The choice of a box plot is intentional to showcase not just the average life expectancy but also the spread and skewness within each region. This is crucial for identifying regions with high variability, which might indicate disparities in health outcomes within the same geographical area.

The regions are color-coded using a consistent **Set2** palette from the **Plotly Express** library, ensuring visual harmony with the rest of the dashboard. This color scheme aids in distinguishing between regions while maintaining an overall aesthetic coherence. The use of interactive features allows users to hover over each box to see detailed statistics, such as the quartiles and outlier values, providing an in-depth understanding of the data.

### 8. **Time Series Plot: Life Expectancy Over Time by Region**

The time series plot illustrates the progression of **Life Expectancy** over the years for each region, providing a dynamic view of how health outcomes have evolved globally. By plotting life expectancy against time, we can observe trends, improvements, or declines within regions, highlighting the impact of historical events, policies, and developments on public health.

This line chart employs distinct colors for each region, using the **Set1** palette to ensure clear differentiation while maintaining visual consistency with the dashboard's theme.
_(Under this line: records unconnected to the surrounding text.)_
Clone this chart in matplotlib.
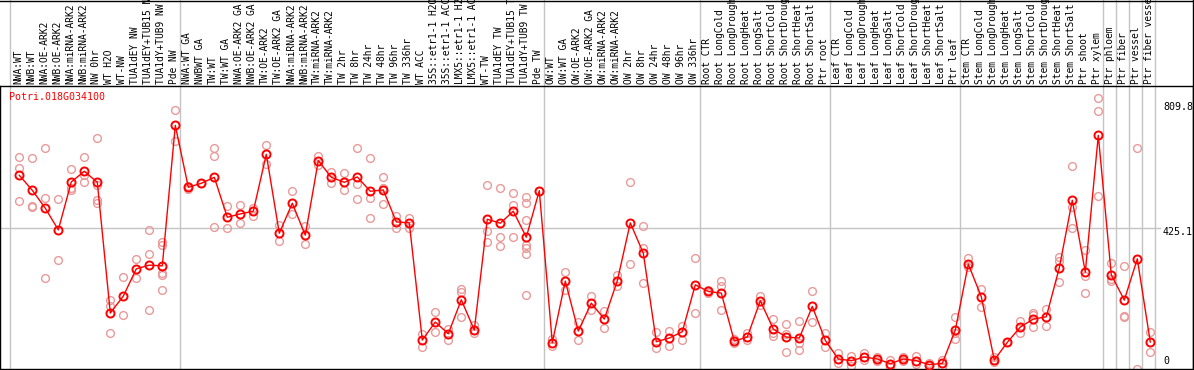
import matplotlib
matplotlib.use("Agg")
import matplotlib.pyplot as plt
from matplotlib.lines import Line2D

plt.close('all')

# sample labels, one block per tissue group
grp_nw = ["NWA:WT", "NWB:WT", "NWA:OE-ARK2", "NWB:OE-ARK2", "NWA:miRNA-ARK2",
          "NWB:miRNA-ARK2", "NW 0hr", "WT H2O", "WT-NW", "TUA1dEY NW",
          "TUA1dEY+TUB15 NW", "TUA1dY+TUB9 NW", "Pde NW"]
grp_tw = ["NWA:WT GA", "NWBWT GA", "TW:WT", "TW:WT GA", "NWA:OE-ARK2 GA",
          "NWB:OE-ARK2 GA", "TW:OE-ARK2", "TW:OE-ARK2 GA", "NWA:miRNA-ARK2",
          "NWB:miRNA-ARK2", "TW:miRNA-ARK2", "TW:miRNA-ARK2", "TW 2hr", "TW 8hr",
          "TW 24hr", "TW 48hr", "TW 96hr", "TW 336hr", "WT ACC", "35S::etr1-1 H2O",
          "35S::etr1-1 ACC", "LMX5::etr1-1 H2O", "LMX5::etr1-1 ACC", "WT-TW",
          "TUA1dEY TW", "TUA1dEY+TUB15 TW", "TUA1dY+TUB9 TW", "Pde TW"]
grp_ow = ["OW:WT", "OW:WT GA", "OW:OE-ARK2", "OW:OE-ARK2 GA", "OW:miRNA-ARK2",
          "OW:miRNA-ARK2", "OW 2hr", "OW 8hr", "OW 24hr", "OW 48hr", "OW 96hr", "OW 336hr"]
stress = ["CTR", "LongCold", "LongDrought", "LongHeat", "LongSalt",
          "ShortCold", "ShortDrought", "ShortHeat", "ShortSalt"]
grp_root = ["Root " + s for s in stress] + ["Ptr root"]
grp_leaf = ["Leaf " + s for s in stress] + ["Ptr leaf"]
grp_stem = ["Stem " + s for s in stress] + ["Ptr shoot", "Ptr xylem"]
grp_ptr = ["Ptr phloem", "Ptr fiber", "Ptr vessel", "Ptr fiber vessel"]

groups = [grp_nw, grp_tw, grp_ow, grp_root, grp_leaf, grp_stem,
          grp_ptr[:1], grp_ptr[1:2], grp_ptr[2:3], grp_ptr[3:]]
labels = [l for g in groups for l in g]

# mean expression per sample
means = [582, 537, 483, 418, 562, 594, 561, 168, 219, 301, 312, 310, 732,
         546, 558, 576, 456, 466, 474, 645, 408, 498, 402, 626, 576, 561, 577,
         534, 538, 442, 439, 87, 141, 106, 208, 117, 450, 438, 474, 396, 536,
         79, 264, 114, 198, 150, 265, 439, 348, 82, 93, 112, 253,
         233, 228, 84, 96, 205, 120, 96, 93, 188, 86,
         30, 25, 36, 30, 16, 30, 25, 13, 17, 117,
         315, 217, 27, 80, 126, 150, 157, 304, 507, 291, 702,
         283, 207, 331, 81]

# individual replicates
reps = [[636, 603, 506], [634, 489, 488], [663, 513, 274], [510, 327],
        [601, 543, 538], [637, 563, 582], [693, 553, 508, 498], [208, 188, 108],
        [276, 163], [330, 273], [418, 346, 178], [383, 373, 288, 281, 238],
        [778, 685],
        [550, 542], [558], [663, 639, 426], [490, 423], [493, 439], [485, 461],
        [672, 616], [433, 384], [534, 465], [431, 377], [641, 613], [593, 558],
        [588, 537], [663, 555, 510], [633, 515, 453], [576, 543, 496], [460, 423],
        [455, 423], [105, 67], [171, 111], [120, 86], [240, 230, 155], [131, 108],
        [553, 415, 383], [543, 398, 369], [528, 493, 398],
        [518, 499, 447, 373, 363, 345, 223], [536],
        [68, 90], [291, 238], [141, 86], [220, 176], [174, 123], [283, 248],
        [561, 315], [429, 363, 258], [111, 62], [113, 69], [128, 86], [334, 168],
        [238, 228], [263, 250, 177], [78, 90], [108, 86], [218, 191],
        [150, 108, 98], [135, 105, 51], [143, 78, 58], [235, 140], [109, 66],
        [48, 18], [38, 10], [48, 26], [23, 37], [5, 27], [37, 23], [38, 15],
        [8, 18], [28, 5], [156, 91, 108],
        [333, 305], [241, 187], [35, 20], [80], [143, 108], [168, 163, 126],
        [179, 129], [336, 325, 261], [609, 488, 423], [358, 280, 228],
        [813, 774, 520],
        [318, 263, 270], [308, 160, 156], [663, 1], [110, 51]]

y_top = 850.3
y_mid = 425.1
y_max_label = 809.8

W, H = 1194, 370
fig = plt.figure(figsize=(W / 100, H / 100), dpi=100)
ax = fig.add_axes([0, 1 / H, 1193 / W, 283 / H])

n = len(labels)
xs = list(range(n))
ax.set_xlim(-19.3 / 13, (1193 - 19.3) / 13)
ax.set_ylim(0, y_top)

for i, r in enumerate(reps):
    ax.plot([i] * len(r), r, linestyle='none', marker='o', ms=5.6, mfc='none',
            mec='#e99a9a', mew=1.0, zorder=2)
ax.plot(xs, means, color='red', lw=1.0, marker='o', ms=5.8, mfc='none',
        mec='red', mew=1.4, zorder=3)

# grid: middle line and group separators reaching up through the labels
ax.axhline(y_mid, xmax=1160 / 1193, color='#c4c4c4', lw=1.0, zorder=1)
top_frac = 369 / 283
seps = [-9 / 13]
k = -1
for g in groups:
    k += len(g)
    seps.append(k + 5 / 13)
for s in seps:
    ax.axvline(s, ymin=0, ymax=top_frac, color='#c4c4c4', lw=1.0,
               clip_on=False, zorder=1)

mono = 'DejaVu Sans Mono'
for i, lab in enumerate(labels):
    ax.text(i - 0.1, 1 + 2 / 283, lab, rotation=90, ha='center', va='bottom',
            transform=ax.get_xaxis_transform(), fontsize=6.9, family=mono,
            clip_on=False)

fig.text(9.5 / W, 1 - 97 / H, "Potri.018G034100", color='red', fontsize=7.2,
         family=mono, ha='left', va='center')
for val, py in [(y_max_label, 107), (y_mid, 231.5), (0, 361.5)]:
    fig.text(1163 / W, 1 - py / H, f"{val:g}" if val else "0", fontsize=7.2,
             family=mono, ha='left', va='center')

for sp in ax.spines.values():
    sp.set_color('black')
    sp.set_linewidth(1.0)
ax.set_xticks([])
ax.set_yticks([])

# outer frame of the label strip
fig.add_artist(Line2D([0, 1], [1 - 0.5 / H, 1 - 0.5 / H], color='black', lw=1.0))
fig.add_artist(Line2D([1192.5 / W, 1192.5 / W], [0, 1], color='black', lw=1.0))

fig.savefig("out.png", dpi=100)
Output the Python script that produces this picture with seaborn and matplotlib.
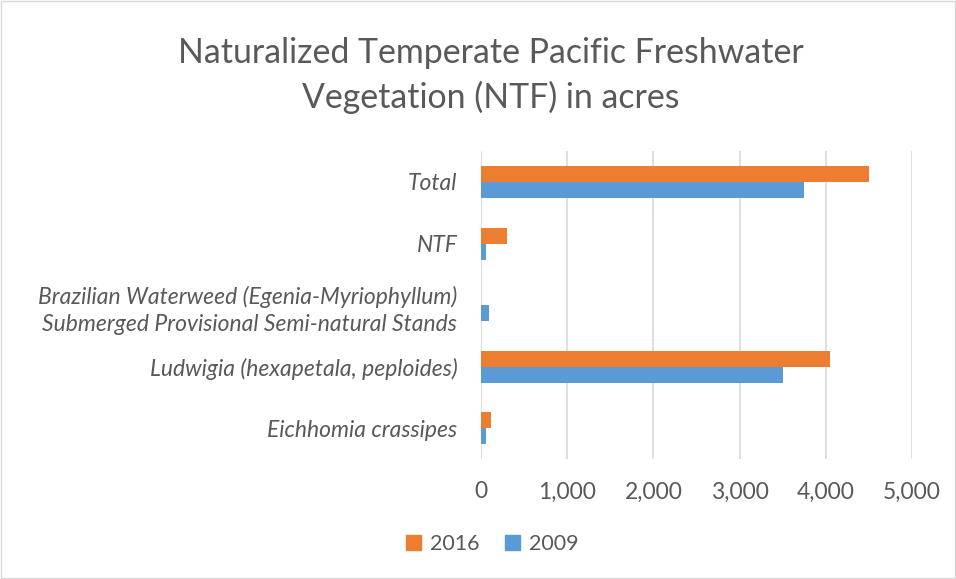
import numpy as np
import matplotlib.pyplot as plt
import matplotlib.patches as mpatches
import seaborn as sns
import pandas as pd

# Data (acres)
categories = ['Total',
              'NTF',
              'Brazilian Waterweed (Egenia-Myriophyllum)\nSubmerged Provisional Semi-natural Stands',
              'Ludwigia (hexapetala, peploides)',
              'Eichhomia crassipes']
acres_2016 = [4500, 300, 0, 4050, 120]
acres_2009 = [3750, 60, 100, 3500, 60]
years = ['2016', '2009']
x_ticks = [0, 1000, 2000, 3000, 4000, 5000]

colors = ['#ED7D31', '#5B9BD5']
sns.set_style('white')
plt.rcParams['font.family'] = ['Lato', 'DejaVu Sans']

df = pd.DataFrame({
    'category': categories * 2,
    'acres': acres_2016 + acres_2009,
    'year': [years[0]] * len(categories) + [years[1]] * len(categories),
})

fig = plt.figure(figsize=(9.56, 5.79), dpi=100)
ax = fig.add_axes([0.503, 0.207, 0.451, 0.532])

sns.barplot(data=df, y='category', x='acres', hue='year', hue_order=years,
            palette=colors, orient='h', width=0.52, order=categories, ax=ax,
            saturation=1, edgecolor='none')

ax.set_xlim(0, 5000)
ax.set_xticks(x_ticks)
ax.set_xticklabels([f'{t:,}' for t in x_ticks])
ax.set_xlabel('')
ax.set_ylabel('')
ax.grid(axis='x', color='#D9D9D9', linewidth=1.2)
ax.set_axisbelow(True)
for s in ax.spines.values():
    s.set_visible(False)
ax.tick_params(axis='both', length=0, colors='#595959')
ax.tick_params(axis='x', labelsize=16.5, pad=16)
for lbl in ax.get_yticklabels():
    lbl.set_fontstyle('italic')
    lbl.set_fontsize(16.5)
    lbl.set_horizontalalignment('right')
    lbl.set_multialignment('right')
    lbl.set_linespacing(1.4)
ax.tick_params(axis='y', pad=17)

ax.legend_.remove()
handles = [mpatches.Patch(color=c, label=y) for c, y in zip(colors, years)]
fig.legend(handles=handles, loc='center', bbox_to_anchor=(0.515, 0.06), ncol=2,
           frameon=False, fontsize=15.5, handlelength=0.7, handleheight=0.7,
           handletextpad=0.4, columnspacing=1.2, labelcolor='#595959')

fig.text(0.513, 0.87, 'Naturalized Temperate Pacific Freshwater\nVegetation (NTF) in acres',
         ha='center', va='center', fontsize=24.4, color='#595959', linespacing=1.45)

fig.patches.append(mpatches.Rectangle((0.001, 0.001), 0.998, 0.998, transform=fig.transFigure,
                                      fill=False, edgecolor='#D9D9D9', linewidth=1))

fig.savefig('out.png', dpi=100)
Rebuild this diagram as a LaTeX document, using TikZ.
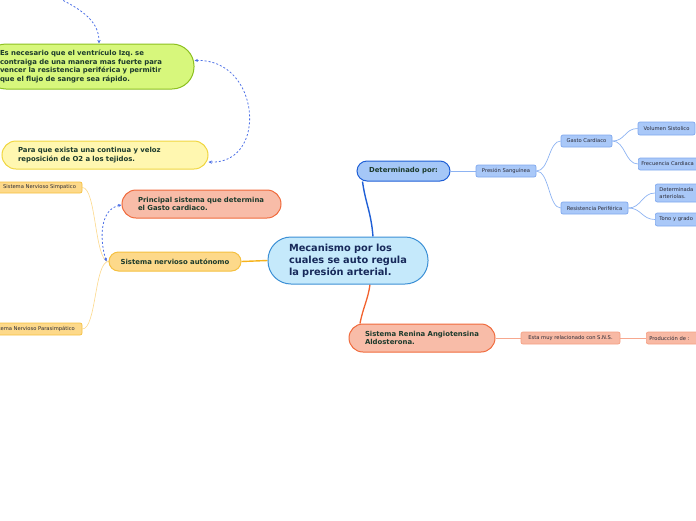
\documentclass[tikz,border=0pt]{standalone}
\usepackage{fontspec}
\setmainfont{DejaVu Sans}
\usetikzlibrary{arrows.meta,backgrounds}
\frenchspacing
\definecolor{cfill}{HTML}{C5E9FB}
\definecolor{cborder}{HTML}{3B8FD5}
\definecolor{navy}{HTML}{17295A}
\definecolor{txtdark}{HTML}{1C3A2C}
\definecolor{txtsmall}{HTML}{2A2A36}
\definecolor{detfill}{HTML}{A5C7F7}
\definecolor{detborder}{HTML}{1F5FD6}
\definecolor{bsfill}{HTML}{A9C8F8}
\definecolor{bsborder}{HTML}{7FA8EE}
\definecolor{bline}{HTML}{8DB3F2}
\definecolor{salfill}{HTML}{F8BCA8}
\definecolor{salborder}{HTML}{F06A3C}
\definecolor{sssfill}{HTML}{F8B9A4}
\definecolor{sssborder}{HTML}{F5A084}
\definecolor{sline}{HTML}{F7A88F}
\definecolor{orline}{HTML}{F2622E}
\definecolor{yfill}{HTML}{FDD98A}
\definecolor{yborder}{HTML}{F5C040}
\definecolor{yline}{HTML}{F6B31C}
\definecolor{ylight}{HTML}{FCD88A}
\definecolor{pfill}{HTML}{FFF7B0}
\definecolor{pborder}{HTML}{F0D640}
\definecolor{gfill}{HTML}{D7F77C}
\definecolor{gborder}{HTML}{8CC020}
\definecolor{dashc}{HTML}{4D70E6}
\begin{document}
\begin{tikzpicture}[x=1pt,y=-1pt,
  bignode/.style={draw, line width=1pt, inner sep=0pt, align=left,
    font=\fontsize{6.9}{8.5}\selectfont\bfseries, text=txtdark},
  smallnode/.style={draw, line width=0.7pt, rounded corners=2pt, inner sep=0pt,
    align=center, font=\fontsize{5.2}{6.6}\selectfont, text=txtsmall},
  bluesmall/.style={smallnode, fill=bsfill, draw=bsborder},
  salsmall/.style={smallnode, fill=sssfill, draw=sssborder},
  yelsmall/.style={smallnode, fill=yfill, draw=yborder},
  bluelink/.style={draw=bline, line width=0.7pt},
  sallink/.style={draw=sline, line width=0.7pt},
  yellink/.style={draw=ylight, line width=0.6pt},
  dashlink/.style={draw=dashc, line width=0.8pt, dash pattern=on 2pt off 2pt,
    {Stealth[length=3.5pt,width=3.2pt]}-{Stealth[length=3.5pt,width=3.2pt]}},
  dashone/.style={draw=dashc, line width=0.8pt, dash pattern=on 2pt off 2pt,
    -{Stealth[length=3.5pt,width=3.2pt]}}
]
\useasboundingbox (0,0) rectangle (696,520);
\clip (0,0) rectangle (696,520);

% central
\node[bignode, fill=cfill, draw=cborder, rounded corners=23pt, minimum width=160pt,
  minimum height=47pt, text width=118pt, font=\fontsize{9.8}{12}\selectfont\bfseries,
  text=navy] (central) at (348,260.5) {Mecanismo por los\\cuales se auto regula\\la presión arterial.};

% right-top branch
\node[bignode, fill=detfill, draw=detborder, rounded corners=10pt, minimum width=93pt,
  minimum height=20pt, align=center] (det) at (403.5,171) {Determinado por:};
\node[bluesmall, minimum width=60pt, minimum height=12pt] (pres) at (506,171) {Presión Sanguínea};
\node[bluesmall, minimum width=51pt, minimum height=12pt] (gasto) at (586.5,141) {Gasto Cardiaco};
\node[bluesmall, minimum width=67pt, minimum height=12pt] (resis) at (594.5,208) {Resistencia Periférica};
\node[bluesmall, minimum width=57pt, minimum height=13pt] (vol) at (666.5,128.5) {Volumen Sistolico};
\node[bluesmall, anchor=west, minimum width=68pt, minimum height=12pt, text width=62pt, align=left] (frec) at (638,164) {Frecuencia Cardiaca};
\node[bluesmall, anchor=west, minimum width=70pt, minimum height=18pt, text width=62pt, align=left] (detm) at (655,193) {Determinada\\arteriolas.};
\node[bluesmall, anchor=west, minimum width=70pt, minimum height=13pt, text width=62pt, align=left] (tono) at (655,219.5) {Tono y grado};

% bottom-right branch
\node[bignode, fill=salfill, draw=salborder, rounded corners=14pt, minimum width=146pt,
  minimum height=28pt, text width=114pt] (renina) at (422,338) {Sistema Renina Angiotensina\\Aldosterona.};
\node[salsmall, minimum width=99pt, minimum height=12pt] (esta) at (570.5,338) {Esta muy relacionado con S.N.S.};
\node[salsmall, anchor=west, minimum width=60pt, minimum height=12pt, text width=54pt, align=left] (prod) at (646,338) {Producción de :};

% left branch
\node[bignode, fill=yfill, draw=yborder, rounded corners=9.5pt, minimum width=132pt,
  minimum height=19pt, align=center] (sna) at (175,261.5) {Sistema nervioso autónomo};
\node[bignode, fill=salfill, draw=salborder, rounded corners=14pt, minimum width=159pt,
  minimum height=28pt, text width=127pt] (princ) at (201.5,204) {Principal sistema que determina\\el Gasto cardiaco.};
\node[bignode, fill=pfill, draw=pborder, rounded corners=14pt, minimum width=206pt,
  minimum height=28pt, text width=174pt] (para) at (105,155) {Para que exista una continua y veloz\\reposición de O2 a los tejidos.};
\node[bignode, fill=gfill, draw=gborder, rounded corners=22pt, minimum width=210pt,
  minimum height=45pt, text width=178pt] (esnec) at (89,66.5) {Es necesario que el ventrículo Izq. se\\contraiga de una manera mas fuerte para\\vencer la resistencia periférica y permitir\\que el flujo de sangre sea rápido.};
\node[yelsmall, minimum width=85pt, minimum height=11pt] (simp) at (39.5,187.5) {Sistema Nervioso Simpatico};
\node[yelsmall, minimum width=98pt, minimum height=12pt] (para2) at (33,329) {Sistema Nervioso Parasimpático};

\coordinate (topfree) at (56,-3);

\begin{pgfonlayer}{background}
\draw[draw=detborder, line width=1.4pt] ([xshift=25pt]central.north) .. controls +(-2,-25) and +(3,22) .. ([xshift=-41pt]det.south);
\draw[draw=orline, line width=1.3pt] ([xshift=22pt]central.south) .. controls +(-2,15) and +(3,-16) .. ([xshift=-62pt]renina.north);
\draw[draw=yline, line width=1.4pt] (central.west) -- (sna.east);
\draw[bluelink] (det.east) -- (pres.west);
\draw[bluelink] (pres.east) .. controls +(13,0) and +(-12,0) .. (gasto.west);
\draw[bluelink] (pres.east) .. controls +(13,0) and +(-12,0) .. (resis.west);
\draw[bluelink] (gasto.east) .. controls +(13,0) and +(-13,0) .. (vol.west);
\draw[bluelink] (gasto.east) .. controls +(13,0) and +(-13,0) .. (frec.west);
\draw[bluelink] (resis.east) .. controls +(13,0) and +(-13,0) .. (detm.west);
\draw[bluelink] (resis.east) .. controls +(13,0) and +(-13,0) .. (tono.west);
\draw[sallink] (renina.east) -- (esta.west);
\draw[sallink] (esta.east) -- (prod.west);
\draw[yellink] (sna.west) .. controls +(-14,0) and +(14,0) .. (simp.east);
\draw[yellink] (sna.west) .. controls +(-14,0) and +(14,0) .. (para2.east);
\end{pgfonlayer}

\draw[dashlink] ([xshift=-2pt]sna.west) .. controls +(-7,-21) and +(-22,4) .. ([yshift=-1pt]princ.west);
\draw[dashlink] ([yshift=6pt]esnec.east) .. controls +(66,-2) and +(60,2) .. ([yshift=-7pt]para.east);
\draw[dashone] (topfree) .. controls +(30,14) and +(0,-20) .. ([xshift=10pt]esnec.north);
\end{tikzpicture}
\end{document}
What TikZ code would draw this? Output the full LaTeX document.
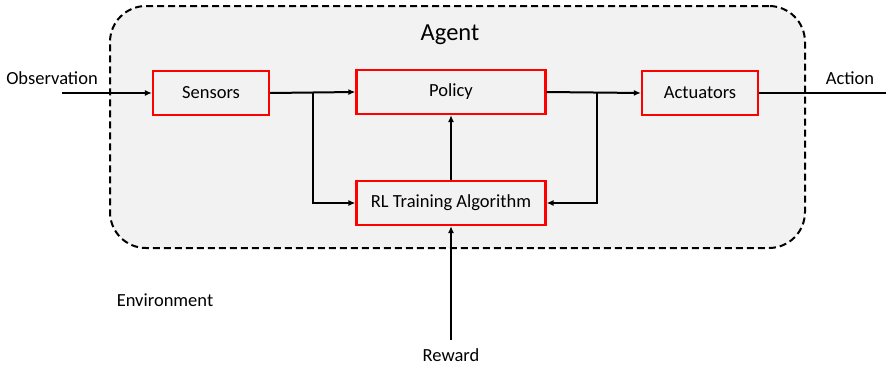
\documentclass[tikz,border=0pt]{standalone}
\usepackage{fontspec}
\setmainfont{Carlito}
\usetikzlibrary{arrows.meta}
\begin{document}
\begin{tikzpicture}[x=1pt,y=-1pt,
  blk/.style={draw=red, line width=2.2pt, minimum height=44pt, inner sep=0pt, font=\fontsize{18.5}{21}\selectfont, fill=none},
  conn/.style={line width=2pt, -{Latex[length=7pt,width=6pt]}},
  lbl/.style={font=\fontsize{18.5}{21}\selectfont, inner sep=0pt}]
\useasboundingbox (0,0) rectangle (886,370);
\node[draw=black, dashed, dash pattern=on 7pt off 4pt, line width=2pt, fill=black!5, rounded corners=36pt, minimum width=695pt, minimum height=242pt, inner sep=0pt] (agent) at (457.5,127) {};
\node[font=\fontsize{24.5}{28}\selectfont, inner sep=0pt] (agentlbl) at (450,35) {Agent};
\node[blk, minimum width=116pt] (sens) at (211,93) {Sensors};
\node[blk, minimum width=189pt] (pol) at (451,92) {Policy};
\node[blk, minimum width=116pt] (act) at (700,93) {Actuators};
\node[blk, minimum width=189pt] (rl) at (451,203) {RL Training Algorithm};
\node[lbl] (obs) at (52,78) {Observation};
\node[lbl] (actlbl) at (850,78) {Action};
\node[lbl] (env) at (165,300) {Environment};
\node[lbl] (rew) at (451,355) {Reward};
\coordinate (obsin) at (62,93);
\coordinate (actout) at (886,93);
\coordinate (rewin) at (451,340);
\coordinate (b1) at (313,93);
\coordinate (b2) at (597,92);
\draw[conn] (obsin) -- (sens.west);
\draw[conn] (sens.east) -- (pol.west);
\draw[conn] (b1) |- (rl.west);
\draw[conn] (pol.east) -- (act.west);
\draw[conn] (b2) |- (rl.east);
\draw[conn] (rl.north) -- (pol.south);
\draw[conn] (rewin) -- (rl.south);
\draw[line width=2pt] (act.east) -- (actout);
\end{tikzpicture}
\end{document}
Interactive legends allow users to focus on specific regions by toggling their visibility, enhancing the exploratory experience.

In the context of the dashboard's data story, this time series plot extends the analysis from a static snapshot to a dynamic narrative. It complements previous visualizations by providing a temporal dimension, showing not just where regions stand in terms of life expectancy, but also how they have arrived there over time. This historical perspective is essential for understanding long-term trends and for forecasting future developments in global health.